German officials still think the country has a chance to lead the next wave of digital innovation, particularly the industrial internet. Ms Merkel speaks frequently of the "fourth industrial revolution", known in Germany as "Industrie 4.0" - a future of networked factories and connected robots deployed in fully automated production.
"This 'internet of things' is beautiful because Silicon Valley has the internet and Germany has the things," says Mr Terium. "You're connecting the virtual world with the physical world, and that's what Germans are very good at."
But the lifeblood of connected factories will be data, and the ability to analyse vast amounts of information could end up playing an even more important role than the automated systems. The big question is whether the data-crunching niche be occupied by German companies or the likes of Google.
One German company that thinks it can harness this opportunity is SAP. It is pitching to be the technological partner of choice for the Mittelstand - the small and medium-sized enterprises that are the backbone of the German economy - as they digitise their businesses.
"We have lots of hidden champions in the Mittelstand with deep, deep domain expertise and the intellectual property in every aspect of their business where they are often world leaders," says Bernd Leukert, SAP's head of products and innovation. But Mittelstand companies are often reluctant to team up with tech groups. "They are used to doing everything on their own - having all the technical competence in-house," he says. But if they think they can digitise on their own, he adds, "they will fail".
The problem for SAP is that companies that are open to partnering with tech groups often look abroad.
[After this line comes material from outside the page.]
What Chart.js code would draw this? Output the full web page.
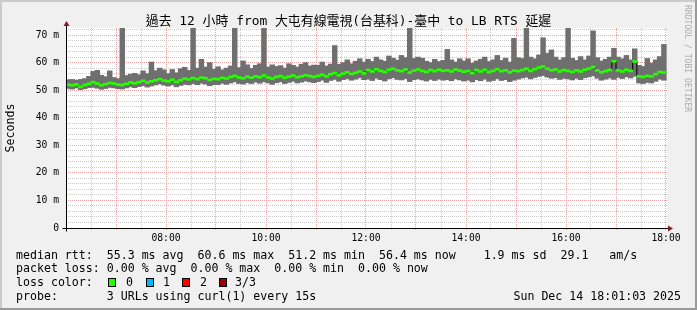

Konstantin Guericke, the German-born co-founder of LinkedIn, says his country lacks the "ecosystem" to take advantage of the internet of things. "It has the physical appliances in the home, and the industrial equipment," he says. "But a lot of the brains are in Silicon Valley, so . . . do you set up your own competing brains trust in Germany? Or do you develop partnerships with the US leaders?"
Matthias Wissmann, president of the German car industry body, the VDA, says Germany accounts for 58 per cent of the patents for connected and self-driving vehicles filed since 2010, and that German carmakers plan to invest €16bn-€18bn in digitisation over the next three to four years. Many German cars can already drive themselves for limited periods.
German companies also claim to be at the forefront of the internet of things. Bosch, whose products range from dishwashers and power tools to car parts, is a world leader in sensor technology and plans ultimately to make all of its electronic products web-enabled. At the recent Consumer Electronics Show in Las Vegas it unveiled Mykie ("My Kitchen Elf"), a countertop robot that controls all the connected appliances in the home and can suggest recipes based on the food in your smart fridge.
Yet Bosch faces challenges from the US. One is Amazon's Alexa, the ecommerce giant's intelligent voice assistant, whose technology is being integrated into dozens of home gadgets: the wider plan is clearly for Amazon to own the operating system for voice.
Klaus Hommels, a venture capitalist, says that could threaten a huge spectrum of companies, not only appliance makers like Bosch but also food retailers like Lidl. "If you look at Alexa, it could turn into a hub that not only raises the curtains or lowers the temperature in your house, that plays music or switches on the TV, but also buys your milk and controls whether you order it from Tesco, Aldi or Amazon," he says. "It's the new monopoly-in-waiting."
Ms Merkel caused hoots of laughter in 2013 when she called the internet "Neuland" - new land, or uncharted territory. The internet was already some 20 years old at the time.
Her rhetoric has changed since then. But for Mr Groschupf there is still a lack of urgency in Germany's approach. "Companies are still very afraid of investing in emerging technologies," he says. "They're still sitting in a rowboat while others are flying rockets."